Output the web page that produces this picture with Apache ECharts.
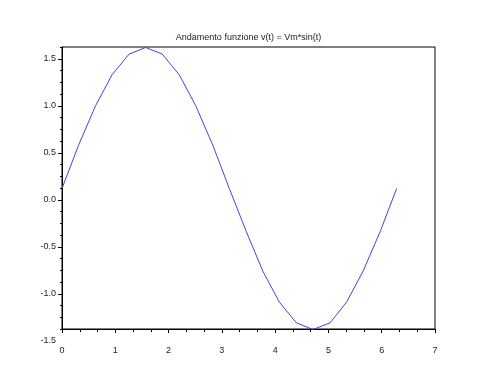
<!DOCTYPE html>
<html>
<head>
<meta charset="utf-8">
<script src="https://cdn.jsdelivr.net/npm/echarts@6/dist/echarts.min.js"></script>
<style>html,body{margin:0;padding:0;background:#fff}#c{width:497px;height:376px}</style>
</head>
<body>
<div id="c"></div>
<script>
var titleText = 'Andamento funzione v(t) = Vm*sin(t)';
var tValues = [0, 0.31, 0.63, 0.94, 1.26, 1.57, 1.88, 2.20, 2.51, 2.83, 3.14, 3.46, 3.77, 4.08, 4.40, 4.71, 5.03, 5.34, 5.65, 5.97, 6.28];
var vValues = [0.12, 0.58, 1.00, 1.33, 1.55, 1.62, 1.55, 1.33, 1.00, 0.58, 0.12, -0.34, -0.76, -1.09, -1.31, -1.38, -1.31, -1.09, -0.76, -0.34, 0.12];
var yMajorTicks = [-1.0, -0.5, 0.0, 0.5, 1.0, 1.5];
var yMinorTicks = [-1.375, -1.25, -1.125, -0.875, -0.75, -0.625, -0.375, -0.25, -0.125, 0.125, 0.25, 0.375, 0.625, 0.75, 0.875, 1.125, 1.25, 1.375, 1.625];
var yLabelValues = [-1.5, -1.0, -0.5, 0.0, 0.5, 1.0, 1.5];

var font = 'Liberation Sans, Arial, sans-serif';
var txt = '#222';
var chart = echarts.init(document.getElementById('c'), null, {renderer: 'canvas'});
chart.setOption({
  animation: false,
  backgroundColor: '#fff',
  title: {
    text: titleText, left: 'center', top: 28,
    textStyle: {fontSize: 9, fontWeight: 'normal', color: txt, fontFamily: font}
  },
  grid: [
    {left: 62, top: 47, width: 373, height: 282, show: true, borderColor: '#000', borderWidth: 1, backgroundColor: 'transparent'},
    {left: 62, top: 47, width: 373, height: 294, show: false}
  ],
  xAxis: [
    {
      type: 'value', gridIndex: 0, min: 0, max: 7, interval: 1,
      axisLine: {show: true, onZero: false, lineStyle: {color: '#000', width: 1}},
      axisTick: {show: true, length: 4, lineStyle: {color: '#000'}},
      minorTick: {show: true, splitNumber: 3, length: 3, lineStyle: {color: '#000'}},
      splitLine: {show: false},
      axisLabel: {margin: 17, fontSize: 9, color: txt, fontFamily: font, showMaxLabel: true, showMinLabel: true}
    },
    {type: 'value', gridIndex: 1, min: 0, max: 7, show: false}
  ],
  yAxis: [
    {
      type: 'value', gridIndex: 0, min: -1.375, max: 1.625,
      axisLine: {show: true, onZero: false, lineStyle: {color: '#000', width: 1}},
      axisTick: {show: true, length: 4, customValues: yMajorTicks, lineStyle: {color: '#000'}},
      axisLabel: {show: false},
      splitLine: {show: false}
    },
    {
      type: 'value', gridIndex: 0, min: -1.375, max: 1.625, position: 'left', offset: 0,
      axisLine: {show: false, onZero: false},
      axisTick: {show: true, length: 2, customValues: yMinorTicks, lineStyle: {color: '#000'}},
      axisLabel: {show: false},
      splitLine: {show: false}
    },
    {
      type: 'value', gridIndex: 1, min: -1.5, max: 1.625,
      axisLine: {show: false, onZero: false},
      axisTick: {show: false},
      splitLine: {show: false},
      axisLabel: {
        show: true, margin: 6, fontSize: 9, color: txt, fontFamily: font,
        customValues: yLabelValues,
        formatter: function (v) { return v.toFixed(1); }
      }
    }
  ],
  series: [{
    type: 'line', xAxisIndex: 0, yAxisIndex: 0,
    data: tValues.map(function (t, i) { return [t, vValues[i]]; }),
    showSymbol: false, symbol: 'none',
    lineStyle: {color: '#4444dd', width: 1},
    clip: false
  }]
});
</script>
</body>
</html>
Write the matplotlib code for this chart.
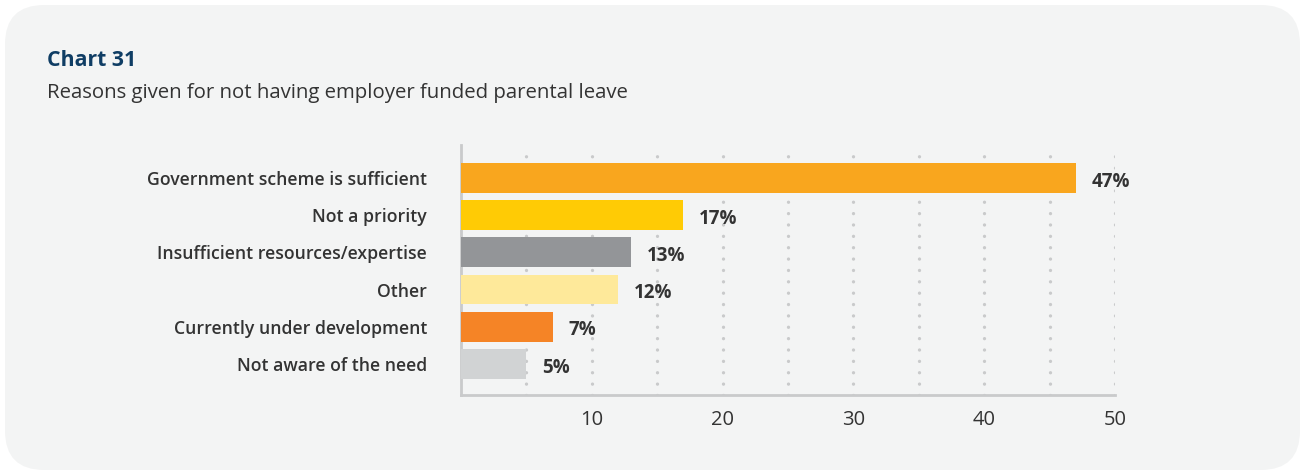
import matplotlib
matplotlib.use("Agg")
import matplotlib.pyplot as plt
from matplotlib.patches import FancyBboxPatch

categories = ["Government scheme is sufficient", "Not a priority",
              "Insufficient resources/expertise", "Other",
              "Currently under development", "Not aware of the need"]
values = [47, 17, 13, 12, 7, 5]
colors = ["#f9a61e", "#ffcb05", "#939598", "#fee99a", "#f58426", "#d1d3d4"]
xticks = [10, 20, 30, 40, 50]
gridx = [5, 10, 15, 20, 25, 30, 35, 40, 45, 50]

plt.rcParams['font.family'] = ['Open Sans', 'DejaVu Sans']
W, H = 1309, 475
fig = plt.figure(figsize=(W/100, H/100), dpi=100)
fig.patch.set_facecolor("white")
bg = FancyBboxPatch((5/W, 5/H), 1295/W, 465/H,
                    boxstyle="round,pad=0,rounding_size=0.03",
                    transform=fig.transFigure, facecolor="#f3f4f4",
                    edgecolor="none", mutation_aspect=W/H, zorder=-10)
fig.patches.append(bg)

fig.text(47/W, 1-60/H, "Chart 31", fontsize=15.3, fontweight="bold",
         color="#0f3d64", va="center", ha="left")
fig.text(47/W, 1-93/H, "Reasons given for not having employer funded parental leave",
         fontsize=14.7, color="#333333", va="center", ha="left")

ax = fig.add_axes([461/W, 1-395/H, (1115-461)/W, (395-145)/H])
ax.set_facecolor("none")
ypos = list(range(len(categories)))
ax.barh(ypos, values, height=0.8, color=colors, zorder=3)
for y, v in zip(ypos, values):
    ax.text(v + 1.2, y + 0.1, f"{v}%", va="center", ha="left", fontsize=13.5,
            fontweight="bold", color="#333333")
for g in gridx:
    ax.axvline(g, color="#c9cacb", linestyle=(0, (0.01, 3.4)), linewidth=2.4,
               zorder=1, dash_capstyle="round")
ax.set_xlim(0, 50)
ax.set_ylim(5.84, -0.89)
ax.set_yticks(ypos)
ax.set_yticklabels(categories, fontsize=12.7, fontweight="semibold", color="#333333")
ax.set_xticks(xticks)
ax.set_xticklabels([str(t) for t in xticks], fontsize=14.5, color="#333333")
ax.tick_params(axis="both", length=0)
ax.tick_params(axis="y", pad=24.5)
ax.tick_params(axis="x", pad=11)
for s in ["top", "right"]:
    ax.spines[s].set_visible(False)
for s in ["left", "bottom"]:
    ax.spines[s].set_color("#c9cacb")
    ax.spines[s].set_linewidth(2)

fig.savefig("out.png", dpi=100, facecolor="white")
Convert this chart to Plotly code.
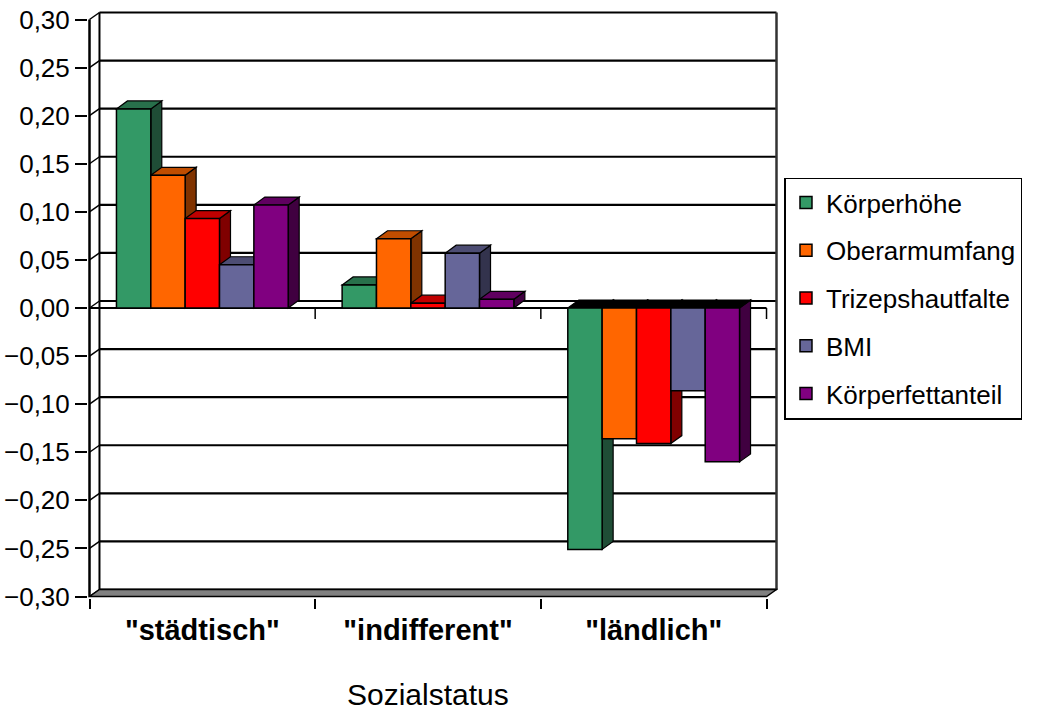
import plotly.graph_objects as go

# ---------------- data ----------------
categories = ['"städtisch"', '"indifferent"', '"ländlich"']
series_names = ["Körperhöhe", "Oberarmumfang", "Trizepshautfalte", "BMI", "Körperfettanteil"]
koerperhoehe = [0.207, 0.024, -0.251]
oberarmumfang = [0.138, 0.072, -0.136]
trizepshautfalte = [0.093, 0.005, -0.141]
bmi = [0.045, 0.057, -0.086]
koerperfettanteil = [0.107, 0.009, -0.160]
y_tick_values = [-0.30, -0.25, -0.20, -0.15, -0.10, -0.05, 0.00, 0.05, 0.10, 0.15, 0.20, 0.25, 0.30]
x_title = "Sozialstatus"

series_values = [koerperhoehe, oberarmumfang, trizepshautfalte, bmi, koerperfettanteil]

# ---------------- styles ----------------
front_colors = ["#339966", "#FF6600", "#FF0000", "#666699", "#800080"]
top_colors = ["#28704B", "#C04D00", "#C00000", "#4D4D73", "#600060"]
side_colors = ["#1F4D36", "#803300", "#800000", "#33334D", "#400040"]

W, H = 1050, 713
front_left, front_right = 89, 767          # pixel x of category range [-0.5, 2.5]
front_top, front_bottom = 20, 597          # pixel y of value range [0.30, -0.30]
px_per_cat = (front_right - front_left) / 3.0
px_per_unit = (front_bottom - front_top) / 0.6

wall_dx = 10 / px_per_cat                  # back-wall offset in data units
wall_dy = 7 / px_per_unit
bar_dx = 11 / px_per_cat                   # bar depth offset
bar_dy = 8 / px_per_unit
eps_x = 1.5 / px_per_cat
eps_y = 1.5 / px_per_unit

x_range = [-0.5 - eps_x, 2.5 + wall_dx + eps_x]
y_range = [-0.3 - eps_y, 0.3 + wall_dy + eps_y]
plot_left = front_left - 1.5
plot_right = front_left + (x_range[1] + 0.5) * px_per_cat
plot_top = front_top - (y_range[1] - 0.3) * px_per_unit
plot_bottom = front_bottom + 1.5

group_w = 172 / px_per_cat
bw = group_w / len(series_names)

fig = go.Figure()
shapes = []

def poly(pts, fill, lw=1.0, lc="black"):
    d = "M " + " L ".join(f"{x},{y}" for x, y in pts) + " Z"
    return dict(type="path", path=d, xref="x", yref="y", fillcolor=fill,
                line=dict(color=lc, width=lw), layer="below")

def line(x0, y0, x1, y1, w=1.5, c="black"):
    return dict(type="line", x0=x0, y0=y0, x1=x1, y1=y1, xref="x", yref="y",
                line=dict(color=c, width=w), layer="below")

# back wall + floor
shapes.append(poly([(-0.5 + wall_dx, -0.3 + wall_dy), (-0.5 + wall_dx, 0.3 + wall_dy),
                    (2.5 + wall_dx, 0.3 + wall_dy), (2.5 + wall_dx, -0.3 + wall_dy)], "white", 0))
for v in y_tick_values:
    shapes.append(line(-0.5 + wall_dx, v + wall_dy, 2.5 + wall_dx, v + wall_dy, 2.2))
    shapes.append(line(-0.5, v, -0.5 + wall_dx, v + wall_dy, 1.5))
shapes.append(line(-0.5 + wall_dx, -0.3 + wall_dy, -0.5 + wall_dx, 0.3 + wall_dy, 2))
shapes.append(line(2.5 + wall_dx, -0.3 + wall_dy, 2.5 + wall_dx, 0.3 + wall_dy, 2.5, "#333333"))
shapes.append(poly([(-0.5, -0.3), (-0.5 + wall_dx, -0.3 + wall_dy),
                    (2.5 + wall_dx, -0.3 + wall_dy), (2.5, -0.3)], "#808080", 1.5))
shapes.append(line(-0.5, -0.3, -0.5, 0.3, 2.5))
# category axis at zero
shapes.append(line(-0.5, 0, 2.5, 0, 2))
for xb in [0.5, 1.5, 2.5]:
    shapes.append(line(xb, 0, xb, -11 / px_per_unit, 1.5))

# 3D faces of the bars
for ci in range(len(categories)):
    for si, vals in enumerate(series_values):
        v = vals[ci]
        x0 = ci - group_w / 2 + si * bw
        x1 = x0 + bw
        if v >= 0:
            shapes.append(poly([(x1, 0), (x1 + bar_dx, bar_dy), (x1 + bar_dx, v + bar_dy), (x1, v)],
                               side_colors[si], 1.2))
            shapes.append(poly([(x0, v), (x0 + bar_dx, v + bar_dy), (x1 + bar_dx, v + bar_dy), (x1, v)],
                               top_colors[si], 1.2))
        else:
            shapes.append(poly([(x1, v), (x1 + bar_dx, v + bar_dy), (x1 + bar_dx, bar_dy), (x1, 0)],
                               side_colors[si], 1.2))
            shapes.append(poly([(x0, 0), (x0 + bar_dx, bar_dy), (x1 + bar_dx, bar_dy), (x1, 0)],
                               "#000000", 1.2))

for si, (name, vals) in enumerate(zip(series_names, series_values)):
    fig.add_trace(go.Bar(
        x=[0, 1, 2], y=vals, name=name, width=bw,
        offset=-group_w / 2 + si * bw,
        marker=dict(color=front_colors[si], line=dict(color="black", width=1.5)),
        legendgroup=name, hoverinfo="skip",
    ))

plot_w = plot_right - plot_left
plot_h = plot_bottom - plot_top

fig.update_layout(
    width=W, height=H,
    margin=dict(l=plot_left, r=W - plot_right, t=plot_top, b=H - plot_bottom, pad=0,
                autoexpand=False),
    paper_bgcolor="white", plot_bgcolor="rgba(0,0,0,0)",
    barmode="overlay",
    separators=",.",
    font=dict(family="Liberation Sans, Arial, sans-serif", color="black"),
    shapes=shapes,
    showlegend=True,
    legend=dict(
        x=(785 - plot_left) / plot_w, y=(plot_bottom - 178) / plot_h,
        xanchor="left", yanchor="top",
        bordercolor="black", borderwidth=1.5, bgcolor="white",
        font=dict(size=26, color="black"),
        traceorder="grouped", tracegroupgap=11,
    ),
    xaxis=dict(
        range=x_range, showgrid=False, zeroline=False, showline=False,
        automargin=False,
        tickmode="array", tickvals=[0, 1, 2],
        ticktext=[f"<b>{c}</b>" for c in categories],
        ticks="", tickfont=dict(size=29, color="black"),
        ticklabelstandoff=12,
        minor=dict(tickmode="array", tickvals=[-0.5, 0.5, 1.5, 2.5], ticks="outside",
                   ticklen=10, tickwidth=1.5, tickcolor="black", showgrid=False),
        fixedrange=True,
    ),
    yaxis=dict(
        range=y_range, showgrid=False, zeroline=False, showline=False,
        automargin=False,
        tickmode="array", tickvals=y_tick_values, tickformat=".2f",
        ticks="outside", ticklen=12, tickwidth=1.5, tickcolor="black",
        tickfont=dict(size=26, color="black"),
        fixedrange=True,
    ),
    annotations=[dict(text=x_title, x=1.0, xref="x", y=-0.3, yref="y",
                      yshift=-98, showarrow=False, font=dict(size=30, color="black"))],
)

fig.write_html("out.html")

______

[DO THIS]:
Using the data above, copy exactly the lines from the one containing "Write the matplotlib code for this chart." to the one containing "from matplotlib.patches import FancyBboxPatch", inclusive. Exclude the pictures.

[FULL SOLUTION]:
Write the matplotlib code for this chart.
import matplotlib
matplotlib.use("Agg")
import matplotlib.pyplot as plt
from matplotlib.patches import FancyBboxPatch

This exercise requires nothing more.